In a research note published this morning analysts at Nomura have sharply downgraded their view of London-listed diversified Indonesian miner Bumi plc to reflect the short-term distressed nature of the company´s finances following its recent corporate governance travails.
To use their own words: "In the short term, the market is also likely to focus on credit concerns at 29% associate PT Bumi.
Loans from PT Bumi to ReCapital of approximately $340m have yet to be repaid, adding to the group's balance sheet issues. PT Bumi had circa $4.1bn in gross debt and $230m in gross cash at the end of the first half of 2012. We estimate that PT Bumi needs an average Newcastle thermal coal price of over $ 95/tone (versus spot of approximately $87/tonne) to cover its estimated 2013 interest expense."
As well, points out Nomura: "Concerns have resurfaced around the Bakrie's (24% shareholder in Bumi plc) $440m Credit Suisse debt facility. PT Bakrie's entire shareholding in Bumi plc is pledged against the loan. This has led to concern in the market that failure to repay or top up the facility could create additional uncertainty for the group."
Due to all of the above Nomura has seen fit to downgrade shares
of Bumi to Reduce (from Neutral), while at the same time lowering their target price to 175p from 750p, as they have changed their valuation methodology to 0.5 times price/net-present-value at spot commodity prices to reflect the distressed nature of PT Bumi.
Analysts at Seymour Pierce have weighed in this morning on laundry and pest control conglomerate Rentokil´s acquisition of the assets of Western Exterminator Company, the third acquisition this year since the company announced its strategy of expanding its global pest control business and by far its most significant.
The broker says: "We think the deal makes sense for Rentokil, increasing its footprint in the North American market (the single largest pest control market valued at circa £4.4bn) but financially the acquisition will only prove viable if Rentokil management can significantly improve the profitability of the acquired business.
Lastly, they point out that: "on our current numbers the shares are trading on a prospective price-to-earnings of 10.2x which sounds about right to us given the ongoing problems in its parcel delivery business. Upcoming news: 3Q pre close trading update on November 9th. We reiterate our HOLD recommendation with an 80p target price."

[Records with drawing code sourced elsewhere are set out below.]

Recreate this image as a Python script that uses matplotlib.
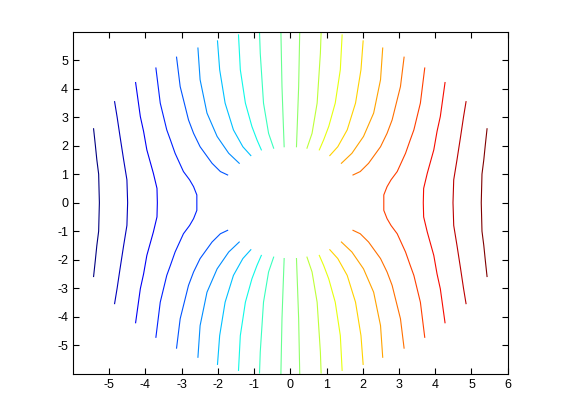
import matplotlib
matplotlib.use("Agg")
import matplotlib.pyplot as plt
from matplotlib import cm

plt.rcParams['axes.unicode_minus'] = False

# upper halves (y >= 0) of the left-hand contour lines;
# the chart is mirror symmetric in x and y, right-hand lines are the mirror images
# lines 1-4 run through y = 0 and are closed below by mirroring in y
full_x = [
    [-5.27, -5.29, -5.34, -5.38, -5.43],
    [-4.49, -4.51, -4.60, -4.70, -4.78, -4.85],
    [-3.67, -3.68, -3.78, -3.96, -4.05, -4.14, -4.27],
    [-2.58, -2.58, -2.67, -2.78, -2.95, -3.18, -3.31, -3.41, -3.59, -3.71],
]
full_y = [
    [0.00, 1.00, 1.50, 2.00, 2.59],
    [0.00, 0.80, 1.50, 2.32, 3.00, 3.54],
    [0.00, 0.50, 1.03, 1.85, 2.50, 3.02, 4.21],
    [0.00, 0.27, 0.56, 0.80, 1.09, 1.73, 2.20, 2.55, 3.49, 4.72],
]
# lines 5-10 stop at the hole round the centre
split_x = [
    [-1.73, -1.93, -2.16, -2.49, -2.67, -2.81, -3.04, -3.14],
    [-1.41, -1.70, -2.02, -2.30, -2.49, -2.55],
    [-1.09, -1.31, -1.57, -1.80, -1.95, -2.01],
    [-0.80, -0.92, -1.06, -1.24, -1.38, -1.43],
    [-0.46, -0.60, -0.74, -0.83, -0.85],
    [-0.17, -0.20, -0.23, -0.26],
]
split_y = [
    [0.97, 1.09, 1.38, 1.96, 2.43, 2.90, 4.07, 5.10],
    [1.38, 1.73, 2.32, 3.14, 4.31, 5.42],
    [1.65, 1.96, 2.55, 3.49, 4.66, 5.67],
    [1.85, 2.20, 2.67, 3.49, 4.66, 5.88],
    [1.91, 2.43, 3.49, 5.24, 5.97],
    [1.96, 3.00, 4.07, 6.00],
]

fig = plt.figure(figsize=(5.61, 4.2), dpi=100)
ax = fig.add_axes([0.13, 0.11, 0.775, 0.815])

n_levels = 2 * (len(full_x) + len(split_x))
colors = [cm.jet(i / (n_levels - 1)) for i in range(n_levels)]

lines = []
for xs, ys in zip(full_x, full_y):
    lx = xs[::-1] + xs[1:]
    ly = ys[::-1] + [-v for v in ys[1:]]
    lines.append([(lx, ly)])
for xs, ys in zip(split_x, split_y):
    lines.append([(xs, ys), (xs, [-v for v in ys])])

for i, segs in enumerate(lines):
    for lx, ly in segs:
        ax.plot(lx, ly, color=colors[i], lw=0.8)
        ax.plot([-v for v in lx], ly, color=colors[n_levels - 1 - i], lw=0.8)

ax.set_xlim(-6, 6)
ax.set_ylim(-6, 6)
ax.set_xticks(range(-5, 7))
ax.set_yticks(range(-5, 6))
ax.tick_params(direction='in', top=True, right=True, length=4, labelsize=9)
for lab in ax.get_xticklabels() + ax.get_yticklabels():
    lab.set_family('Liberation Sans')
for s in ax.spines.values():
    s.set_linewidth(0.8)

fig.savefig("out.png", dpi=100)
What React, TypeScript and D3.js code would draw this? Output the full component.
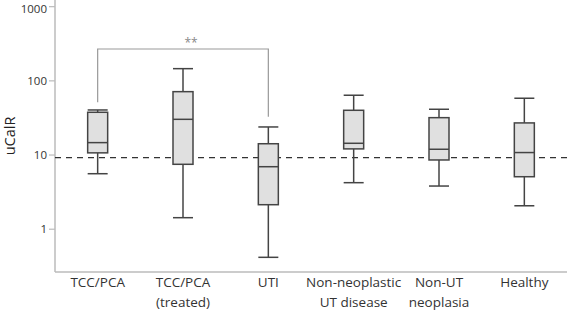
import React from "react";
import * as d3 from "d3";

const categories = [
  ["TCC/PCA"],
  ["TCC/PCA", "(treated)"],
  ["UTI"],
  ["Non-neoplastic", "UT disease"],
  ["Non-UT", "neoplasia"],
  ["Healthy"],
];
const whiskerLow = [5.6, 1.43, 0.418, 4.24, 3.82, 2.07];
const q1 = [10.7, 7.5, 2.14, 12.1, 8.58, 5.1];
const median = [14.7, 30.3, 6.96, 14.4, 11.96, 10.8];
const q3 = [37.7, 71.5, 14.2, 40.1, 31.9, 27.1];
const whiskerHigh = [40.5, 146, 23.9, 64, 41.4, 58.3];
const yTicks = [1, 10, 100, 1000];
const cutoff = 9.2;
const sigPair = [0, 2];
const sigLabel = "**";
const sigTops = [102.3, 116.7];

const W = 567;
const H = 311;
const left = 55;
const bottom = 272;
const font = "'Open Sans', 'DejaVu Sans', sans-serif";

export default function App() {
  const y = d3.scaleLog().domain([0.265, 1230]).range([bottom, 0]);
  const x = d3
    .scaleBand<number>()
    .domain(categories.map((_, i) => i))
    .range([left, W])
    .padding(0);
  const bw = 20;
  const cx = (i: number) => (x(i) as number) + x.bandwidth() / 2;
  const boxStroke = "#444";
  const sigY = 49;
  const fs = 11.5;

  return (
    <svg
      width={W}
      height={H}
      style={{ position: "absolute", left: 0, top: 0, background: "#fff" }}
      fontFamily={font}
    >
      {/* axes */}
      <line x1={left} x2={left} y1={0} y2={bottom} stroke="#bbb" strokeWidth={1.5} />
      <line x1={left} x2={W} y1={bottom} y2={bottom} stroke="#bbb" strokeWidth={1.5} />
      {yTicks.map((t) => (
        <g key={t}>
          <line x1={left - 6} x2={left} y1={y(t)} y2={y(t)} stroke="#bbb" strokeWidth={1.2} />
          <text
            x={left - 8}
            y={Math.max(y(t) + fs * 0.35, fs * 1.1)}
            textAnchor="end"
            fontSize={fs}
            fill="#333"
          >
            {d3.format("d")(t)}
          </text>
        </g>
      ))}
      <text
        transform={`translate(15,${136}) rotate(-90)`}
        textAnchor="middle"
        fontSize={14.5}
        fill="#222"
      >
        uCalR
      </text>

      {/* significance bracket */}
      <path
        d={`M${cx(sigPair[0])},${sigTops[0]}V${sigY}H${cx(sigPair[1])}V${sigTops[1]}`}
        fill="none"
        stroke="#999"
        strokeWidth={1.2}
      />
      <text x={191} y={sigY - 2} textAnchor="middle" fontSize={12} fill="#888">
        {sigLabel}
      </text>

      {/* cutoff line */}
      <line
        x1={left}
        x2={W}
        y1={y(cutoff)}
        y2={y(cutoff)}
        stroke="#333"
        strokeWidth={1.3}
        strokeDasharray="6,5"
      />

      {/* boxes */}
      {categories.map((_, i) => {
        const c = cx(i);
        return (
          <g key={i} stroke={boxStroke} strokeWidth={1.5}>
            <line x1={c} x2={c} y1={y(whiskerHigh[i])} y2={y(q3[i])} />
            <line x1={c} x2={c} y1={y(q1[i])} y2={y(whiskerLow[i])} />
            <line x1={c - bw / 2} x2={c + bw / 2} y1={y(whiskerHigh[i])} y2={y(whiskerHigh[i])} />
            <line x1={c - bw / 2} x2={c + bw / 2} y1={y(whiskerLow[i])} y2={y(whiskerLow[i])} />
            <rect
              x={c - bw / 2}
              y={y(q3[i])}
              width={bw}
              height={y(q1[i]) - y(q3[i])}
              fill="#e0e0e0"
            />
            <line x1={c - bw / 2} x2={c + bw / 2} y1={y(median[i])} y2={y(median[i])} />
          </g>
        );
      })}

      {/* category labels */}
      {categories.map((lines, i) => (
        <text key={i} textAnchor="middle" fontSize={13.5} fill="#333">
          {lines.map((l, j) => (
            <tspan key={j} x={cx(i)} y={287 + j * 19.7}>
              {l}
            </tspan>
          ))}
        </text>
      ))}
    </svg>
  );
}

Analysts at Credit Suisse have issued what at first glance seems like a rather dismissive research note on this morning´s FT article according to which Singapore investment fund Temasek has sounded out potential buyers for its 6bn pound stake in Standard Chartered.
In this regard, they comment that: "This is not the first time that we have seen this type of story, although whether or not a transaction happens we think it may create a debate."

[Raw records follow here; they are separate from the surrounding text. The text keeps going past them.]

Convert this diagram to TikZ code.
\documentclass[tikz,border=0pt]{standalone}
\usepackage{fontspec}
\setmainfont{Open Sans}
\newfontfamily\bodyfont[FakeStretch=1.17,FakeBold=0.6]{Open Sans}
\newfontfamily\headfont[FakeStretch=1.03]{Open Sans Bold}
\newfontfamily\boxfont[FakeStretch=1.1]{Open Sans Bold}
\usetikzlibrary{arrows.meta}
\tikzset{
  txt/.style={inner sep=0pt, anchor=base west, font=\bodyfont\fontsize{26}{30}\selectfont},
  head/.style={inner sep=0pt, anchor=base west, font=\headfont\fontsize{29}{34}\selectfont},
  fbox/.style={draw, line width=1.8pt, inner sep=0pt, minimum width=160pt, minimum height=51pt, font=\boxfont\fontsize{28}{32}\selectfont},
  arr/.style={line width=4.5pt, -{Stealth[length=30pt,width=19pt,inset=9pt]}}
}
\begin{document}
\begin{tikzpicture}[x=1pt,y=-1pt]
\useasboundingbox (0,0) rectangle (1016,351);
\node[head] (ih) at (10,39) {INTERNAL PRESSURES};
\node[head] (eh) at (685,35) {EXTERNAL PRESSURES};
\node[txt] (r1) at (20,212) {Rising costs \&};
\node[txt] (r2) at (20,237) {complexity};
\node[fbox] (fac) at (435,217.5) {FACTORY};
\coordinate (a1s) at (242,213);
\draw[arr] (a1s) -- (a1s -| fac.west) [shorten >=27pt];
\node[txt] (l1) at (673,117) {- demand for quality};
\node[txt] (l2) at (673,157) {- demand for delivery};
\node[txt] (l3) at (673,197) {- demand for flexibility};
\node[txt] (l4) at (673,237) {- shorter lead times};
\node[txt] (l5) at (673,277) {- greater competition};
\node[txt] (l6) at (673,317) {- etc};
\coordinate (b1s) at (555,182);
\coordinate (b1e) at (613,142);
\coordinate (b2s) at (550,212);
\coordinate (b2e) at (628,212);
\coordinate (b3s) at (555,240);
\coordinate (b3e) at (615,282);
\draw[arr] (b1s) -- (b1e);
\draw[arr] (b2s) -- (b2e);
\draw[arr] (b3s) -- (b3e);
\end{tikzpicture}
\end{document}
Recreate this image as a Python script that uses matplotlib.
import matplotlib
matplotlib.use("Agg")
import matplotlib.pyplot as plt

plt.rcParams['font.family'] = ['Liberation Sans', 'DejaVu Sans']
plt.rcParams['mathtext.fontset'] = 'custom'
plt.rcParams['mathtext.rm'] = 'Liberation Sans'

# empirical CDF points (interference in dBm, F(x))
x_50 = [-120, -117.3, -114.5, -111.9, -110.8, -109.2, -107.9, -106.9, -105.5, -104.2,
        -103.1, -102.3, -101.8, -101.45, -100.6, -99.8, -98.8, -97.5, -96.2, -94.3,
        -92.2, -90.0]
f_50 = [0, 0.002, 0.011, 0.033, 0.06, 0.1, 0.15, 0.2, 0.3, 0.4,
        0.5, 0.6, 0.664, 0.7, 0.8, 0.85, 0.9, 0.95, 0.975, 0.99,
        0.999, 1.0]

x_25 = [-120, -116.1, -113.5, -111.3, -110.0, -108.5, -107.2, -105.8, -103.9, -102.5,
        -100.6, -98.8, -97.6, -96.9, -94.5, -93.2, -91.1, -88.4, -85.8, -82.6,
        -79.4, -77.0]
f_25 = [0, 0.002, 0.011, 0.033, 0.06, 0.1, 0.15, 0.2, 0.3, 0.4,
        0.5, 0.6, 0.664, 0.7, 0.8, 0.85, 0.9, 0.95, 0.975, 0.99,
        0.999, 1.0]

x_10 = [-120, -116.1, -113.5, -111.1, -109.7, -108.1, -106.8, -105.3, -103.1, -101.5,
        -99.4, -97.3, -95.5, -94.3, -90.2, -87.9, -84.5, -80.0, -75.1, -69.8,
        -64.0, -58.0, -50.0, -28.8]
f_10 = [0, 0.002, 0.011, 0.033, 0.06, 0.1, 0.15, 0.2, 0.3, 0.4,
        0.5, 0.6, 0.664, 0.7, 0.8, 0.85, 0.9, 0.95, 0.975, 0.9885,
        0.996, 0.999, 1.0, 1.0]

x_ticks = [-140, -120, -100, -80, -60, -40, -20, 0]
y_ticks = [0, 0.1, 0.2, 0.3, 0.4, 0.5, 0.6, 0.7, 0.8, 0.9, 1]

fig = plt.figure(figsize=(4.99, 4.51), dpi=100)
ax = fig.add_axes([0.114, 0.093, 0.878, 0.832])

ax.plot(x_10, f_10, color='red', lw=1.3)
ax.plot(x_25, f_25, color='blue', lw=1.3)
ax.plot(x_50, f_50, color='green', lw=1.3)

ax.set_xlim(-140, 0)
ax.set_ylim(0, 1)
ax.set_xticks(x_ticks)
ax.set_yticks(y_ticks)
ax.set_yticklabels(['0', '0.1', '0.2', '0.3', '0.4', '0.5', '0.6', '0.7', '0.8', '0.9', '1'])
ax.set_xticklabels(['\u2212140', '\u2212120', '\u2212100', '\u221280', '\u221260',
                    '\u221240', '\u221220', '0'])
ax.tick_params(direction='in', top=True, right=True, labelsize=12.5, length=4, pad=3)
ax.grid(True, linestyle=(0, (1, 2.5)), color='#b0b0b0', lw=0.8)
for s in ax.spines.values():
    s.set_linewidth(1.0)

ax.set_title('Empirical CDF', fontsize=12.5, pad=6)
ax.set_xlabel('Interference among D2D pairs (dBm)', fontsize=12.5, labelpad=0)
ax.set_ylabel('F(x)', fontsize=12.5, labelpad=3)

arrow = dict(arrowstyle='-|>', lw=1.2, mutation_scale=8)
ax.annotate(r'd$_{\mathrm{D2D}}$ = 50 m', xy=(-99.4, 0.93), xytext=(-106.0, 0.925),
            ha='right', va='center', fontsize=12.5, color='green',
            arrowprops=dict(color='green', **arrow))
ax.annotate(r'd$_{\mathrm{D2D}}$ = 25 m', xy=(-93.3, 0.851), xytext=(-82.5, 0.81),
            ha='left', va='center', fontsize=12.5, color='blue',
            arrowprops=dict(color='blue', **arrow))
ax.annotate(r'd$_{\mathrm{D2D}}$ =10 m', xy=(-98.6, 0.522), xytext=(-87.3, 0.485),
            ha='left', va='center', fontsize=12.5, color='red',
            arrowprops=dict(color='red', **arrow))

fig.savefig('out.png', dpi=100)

On the other hand, they make three "observations" which may be of interest and, for the most part, would seem to point in precisely the opposite direction. These are: [Credit Suisse believes] Temasek has been trying to shift away from financials towards commodities and other sectors, at the AGM this year they did not support the elections of all the executive directors and given the prominence of the stake for Temasek this could also be interpreted as a negative indicator of their expectations for the group.